Sneiderman wins in court, but assets remain frozen

Sneiderman wins in court, but assets remain frozen

Some last-minute legal maneuvering led to a hollow victory Wednesday for Andrea Sneiderman in her bid to reclaim nearly $2.3 million in assets, frozen by the state after her arrest in her husband’s killing.

Sneiderman’s attorneys arrived at DeKalb County Superior Court to discover the District Attorney’s Office would not contest their motion to dismiss the freeze. That motion later was later granted by Judge Gregory A. Adams.

Instead, Chief Deputy District Attorney Don Geary informed his counterparts that he just been granted a second freeze order from a judge in Fulton County, where the Bank of New York Mellon, where Sneiderman is a customer, has a branch.

In their motion to dismiss, Sneiderman’s lawyers argued that, since the bank didn’t have a DeKalb branch, the court had no jurisdiction.

Attorney Doug Chalmers declined comment when asked if the defense would now file a motion to dismiss in Fulton.

Sneiderman’s assets were frozen last month, one day after after she was charged with conspiring with her former boss, Hemy Neuman, to kill her husband. Neuman was sentenced to life in prison without parole in March for the November 2010 fatal shooting of Rusty Sneiderman outside a Dunwoody daycare facility.

The money in question came mostly via two life insurance policies, totaling $2 million, for which Andrea Sneiderman was the beneficiary.

Meanwhile, Esther Panitch, the attorney for Rusty Sneiderman’s brother Steve, filed a motion Wednesday asserting a claim for the insurance money.
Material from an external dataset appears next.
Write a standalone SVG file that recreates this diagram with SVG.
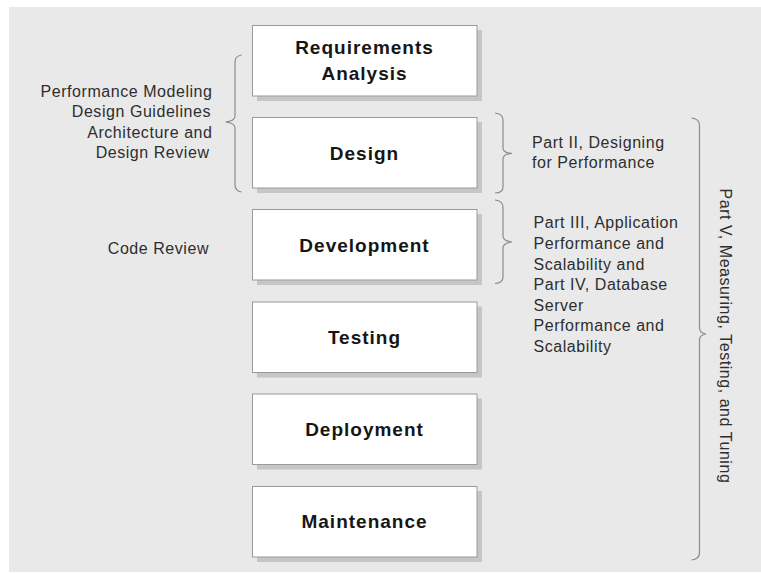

Steve Sneiderman is concerned that “the release of the funds, the vast majority of inheritance of the minor children, will be wasted by the defendant prior to any adjudication on the merits of her criminal and/or wrongful death case,” according to the motion. Panitch said she will re-file in Fulton now that the motion to dismiss in DeKalb was granted.

Andrea Sneiderman’s in-laws are requesting that a constructive trust be set up for the widow’s young son and daughter while the woman’s civil and criminal cases are pending. If Sneiderman, who maintains her innocence, is found guilty, the insurance money from her husband’s death would go to the state, not to the couple’s children.